▸ Dataset records:
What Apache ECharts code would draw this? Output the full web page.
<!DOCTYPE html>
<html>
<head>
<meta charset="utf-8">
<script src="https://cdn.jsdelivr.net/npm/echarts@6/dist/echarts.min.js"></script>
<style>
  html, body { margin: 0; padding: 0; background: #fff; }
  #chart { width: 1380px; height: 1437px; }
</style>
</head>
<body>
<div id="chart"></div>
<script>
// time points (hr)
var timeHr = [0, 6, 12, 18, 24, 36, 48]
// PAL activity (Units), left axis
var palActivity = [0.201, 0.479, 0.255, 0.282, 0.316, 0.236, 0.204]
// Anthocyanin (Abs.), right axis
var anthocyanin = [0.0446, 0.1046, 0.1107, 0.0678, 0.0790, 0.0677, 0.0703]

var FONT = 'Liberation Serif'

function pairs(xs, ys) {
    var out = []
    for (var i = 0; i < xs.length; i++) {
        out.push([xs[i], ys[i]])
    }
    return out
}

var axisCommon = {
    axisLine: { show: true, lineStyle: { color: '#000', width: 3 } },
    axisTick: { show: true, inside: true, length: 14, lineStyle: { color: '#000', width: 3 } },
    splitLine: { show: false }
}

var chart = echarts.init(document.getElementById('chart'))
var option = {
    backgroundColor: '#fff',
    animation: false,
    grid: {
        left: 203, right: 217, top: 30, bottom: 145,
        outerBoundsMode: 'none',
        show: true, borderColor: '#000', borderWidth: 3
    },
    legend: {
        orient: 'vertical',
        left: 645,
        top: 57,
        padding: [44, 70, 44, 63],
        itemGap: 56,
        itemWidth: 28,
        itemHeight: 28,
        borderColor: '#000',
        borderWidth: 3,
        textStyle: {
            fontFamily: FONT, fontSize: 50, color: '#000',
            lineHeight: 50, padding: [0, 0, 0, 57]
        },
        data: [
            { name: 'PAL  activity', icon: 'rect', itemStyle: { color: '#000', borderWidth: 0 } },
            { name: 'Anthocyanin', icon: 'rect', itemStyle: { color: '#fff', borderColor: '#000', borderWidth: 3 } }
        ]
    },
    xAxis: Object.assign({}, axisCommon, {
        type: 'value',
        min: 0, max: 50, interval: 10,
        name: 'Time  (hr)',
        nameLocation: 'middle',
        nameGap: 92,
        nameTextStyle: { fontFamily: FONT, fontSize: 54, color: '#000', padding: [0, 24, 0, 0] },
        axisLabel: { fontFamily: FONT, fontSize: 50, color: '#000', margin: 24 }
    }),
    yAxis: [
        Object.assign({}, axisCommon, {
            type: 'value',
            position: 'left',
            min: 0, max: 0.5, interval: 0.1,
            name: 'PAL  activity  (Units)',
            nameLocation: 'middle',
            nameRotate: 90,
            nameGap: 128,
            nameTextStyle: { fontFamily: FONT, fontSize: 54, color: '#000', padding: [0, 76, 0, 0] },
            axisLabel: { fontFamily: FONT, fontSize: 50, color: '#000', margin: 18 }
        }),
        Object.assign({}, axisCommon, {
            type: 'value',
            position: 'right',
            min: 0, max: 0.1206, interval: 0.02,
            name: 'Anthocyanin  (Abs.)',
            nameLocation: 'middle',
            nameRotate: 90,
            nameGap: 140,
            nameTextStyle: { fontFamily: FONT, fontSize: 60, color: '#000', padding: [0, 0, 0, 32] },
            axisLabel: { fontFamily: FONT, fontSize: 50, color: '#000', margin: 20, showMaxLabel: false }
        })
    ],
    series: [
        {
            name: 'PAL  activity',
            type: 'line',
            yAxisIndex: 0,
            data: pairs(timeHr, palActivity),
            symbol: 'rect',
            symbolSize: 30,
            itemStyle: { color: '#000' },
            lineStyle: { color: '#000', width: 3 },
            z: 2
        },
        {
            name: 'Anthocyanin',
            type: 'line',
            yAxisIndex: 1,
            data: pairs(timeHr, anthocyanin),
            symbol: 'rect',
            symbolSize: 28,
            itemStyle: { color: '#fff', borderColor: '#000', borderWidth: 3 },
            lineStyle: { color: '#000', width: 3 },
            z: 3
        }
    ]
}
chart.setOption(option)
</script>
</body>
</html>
--
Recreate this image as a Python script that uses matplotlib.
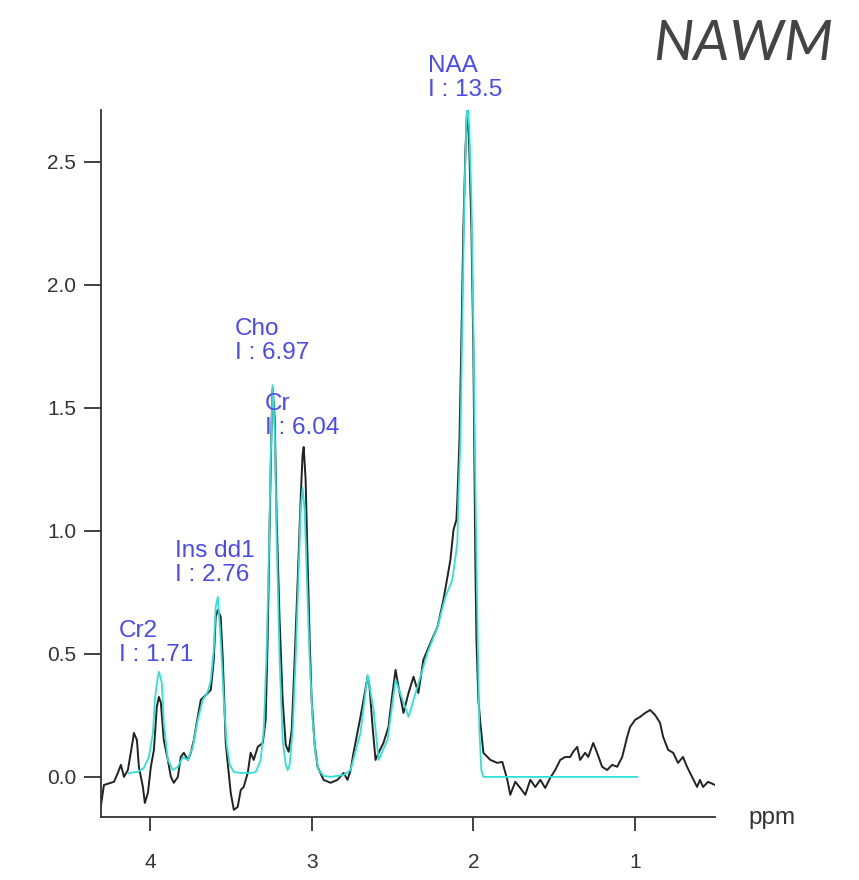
---
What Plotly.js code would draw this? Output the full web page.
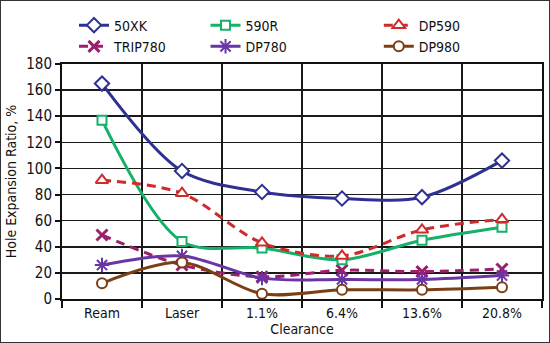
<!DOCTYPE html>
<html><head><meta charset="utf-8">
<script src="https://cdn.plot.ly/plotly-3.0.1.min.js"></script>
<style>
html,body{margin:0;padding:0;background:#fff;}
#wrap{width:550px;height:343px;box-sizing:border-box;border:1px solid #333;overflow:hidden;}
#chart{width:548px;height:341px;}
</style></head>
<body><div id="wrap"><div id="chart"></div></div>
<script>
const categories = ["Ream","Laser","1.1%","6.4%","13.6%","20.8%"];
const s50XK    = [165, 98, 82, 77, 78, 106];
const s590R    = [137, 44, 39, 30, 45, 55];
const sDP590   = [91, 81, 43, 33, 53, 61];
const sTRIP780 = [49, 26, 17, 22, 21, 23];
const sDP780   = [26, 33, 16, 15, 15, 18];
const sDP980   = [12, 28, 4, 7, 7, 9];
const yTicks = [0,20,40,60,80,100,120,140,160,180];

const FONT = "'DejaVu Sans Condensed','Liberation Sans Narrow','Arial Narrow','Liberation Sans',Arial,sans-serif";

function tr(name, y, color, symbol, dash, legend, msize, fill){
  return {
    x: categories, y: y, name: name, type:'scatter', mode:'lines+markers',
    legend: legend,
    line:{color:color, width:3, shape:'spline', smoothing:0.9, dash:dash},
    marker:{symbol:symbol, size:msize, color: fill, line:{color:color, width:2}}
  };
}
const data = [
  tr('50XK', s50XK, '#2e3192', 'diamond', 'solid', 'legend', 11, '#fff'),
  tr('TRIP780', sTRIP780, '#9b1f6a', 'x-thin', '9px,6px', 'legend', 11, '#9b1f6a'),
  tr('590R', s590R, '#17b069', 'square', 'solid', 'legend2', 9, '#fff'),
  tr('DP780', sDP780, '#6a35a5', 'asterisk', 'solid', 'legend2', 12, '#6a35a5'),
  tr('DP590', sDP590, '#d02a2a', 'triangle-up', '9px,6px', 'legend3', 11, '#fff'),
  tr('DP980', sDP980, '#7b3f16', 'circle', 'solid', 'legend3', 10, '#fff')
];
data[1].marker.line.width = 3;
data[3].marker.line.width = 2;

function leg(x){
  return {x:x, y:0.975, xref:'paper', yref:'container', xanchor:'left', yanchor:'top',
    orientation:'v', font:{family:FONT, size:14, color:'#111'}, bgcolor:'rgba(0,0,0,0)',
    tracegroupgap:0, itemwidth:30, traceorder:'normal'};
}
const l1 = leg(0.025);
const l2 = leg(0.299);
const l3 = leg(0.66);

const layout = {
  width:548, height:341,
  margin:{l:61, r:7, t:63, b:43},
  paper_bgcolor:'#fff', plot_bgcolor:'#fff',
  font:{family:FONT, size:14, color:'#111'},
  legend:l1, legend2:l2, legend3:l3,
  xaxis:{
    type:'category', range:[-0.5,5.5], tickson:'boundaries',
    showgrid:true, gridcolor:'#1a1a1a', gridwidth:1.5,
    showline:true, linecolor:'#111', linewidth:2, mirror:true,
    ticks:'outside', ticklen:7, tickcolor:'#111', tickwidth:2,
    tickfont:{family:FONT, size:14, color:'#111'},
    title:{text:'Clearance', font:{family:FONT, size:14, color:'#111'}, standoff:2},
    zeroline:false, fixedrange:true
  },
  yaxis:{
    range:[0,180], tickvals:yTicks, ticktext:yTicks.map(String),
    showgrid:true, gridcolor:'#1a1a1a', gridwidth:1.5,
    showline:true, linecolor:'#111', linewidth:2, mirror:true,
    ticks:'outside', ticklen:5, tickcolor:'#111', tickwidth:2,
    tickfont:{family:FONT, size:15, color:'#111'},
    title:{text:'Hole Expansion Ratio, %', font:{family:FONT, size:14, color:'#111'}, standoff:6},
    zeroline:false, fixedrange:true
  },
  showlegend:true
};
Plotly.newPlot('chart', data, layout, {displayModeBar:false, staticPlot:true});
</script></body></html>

▸ Written instruction: Keep to the lines above from the line with "What Plotly.js code" to the line with "const l3 = leg(0.66);", and set down exactly those, inclusive, with nothing else and every picture left out.

▸ Solution to this task:
What Plotly.js code would draw this? Output the full web page.
<!DOCTYPE html>
<html><head><meta charset="utf-8">
<script src="https://cdn.plot.ly/plotly-3.0.1.min.js"></script>
<style>
html,body{margin:0;padding:0;background:#fff;}
#wrap{width:550px;height:343px;box-sizing:border-box;border:1px solid #333;overflow:hidden;}
#chart{width:548px;height:341px;}
</style></head>
<body><div id="wrap"><div id="chart"></div></div>
<script>
const categories = ["Ream","Laser","1.1%","6.4%","13.6%","20.8%"];
const s50XK    = [165, 98, 82, 77, 78, 106];
const s590R    = [137, 44, 39, 30, 45, 55];
const sDP590   = [91, 81, 43, 33, 53, 61];
const sTRIP780 = [49, 26, 17, 22, 21, 23];
const sDP780   = [26, 33, 16, 15, 15, 18];
const sDP980   = [12, 28, 4, 7, 7, 9];
const yTicks = [0,20,40,60,80,100,120,140,160,180];

const FONT = "'DejaVu Sans Condensed','Liberation Sans Narrow','Arial Narrow','Liberation Sans',Arial,sans-serif";

function tr(name, y, color, symbol, dash, legend, msize, fill){
  return {
    x: categories, y: y, name: name, type:'scatter', mode:'lines+markers',
    legend: legend,
    line:{color:color, width:3, shape:'spline', smoothing:0.9, dash:dash},
    marker:{symbol:symbol, size:msize, color: fill, line:{color:color, width:2}}
  };
}
const data = [
  tr('50XK', s50XK, '#2e3192', 'diamond', 'solid', 'legend', 11, '#fff'),
  tr('TRIP780', sTRIP780, '#9b1f6a', 'x-thin', '9px,6px', 'legend', 11, '#9b1f6a'),
  tr('590R', s590R, '#17b069', 'square', 'solid', 'legend2', 9, '#fff'),
  tr('DP780', sDP780, '#6a35a5', 'asterisk', 'solid', 'legend2', 12, '#6a35a5'),
  tr('DP590', sDP590, '#d02a2a', 'triangle-up', '9px,6px', 'legend3', 11, '#fff'),
  tr('DP980', sDP980, '#7b3f16', 'circle', 'solid', 'legend3', 10, '#fff')
];
data[1].marker.line.width = 3;
data[3].marker.line.width = 2;

function leg(x){
  return {x:x, y:0.975, xref:'paper', yref:'container', xanchor:'left', yanchor:'top',
    orientation:'v', font:{family:FONT, size:14, color:'#111'}, bgcolor:'rgba(0,0,0,0)',
    tracegroupgap:0, itemwidth:30, traceorder:'normal'};
}
const l1 = leg(0.025);
const l2 = leg(0.299);
const l3 = leg(0.66);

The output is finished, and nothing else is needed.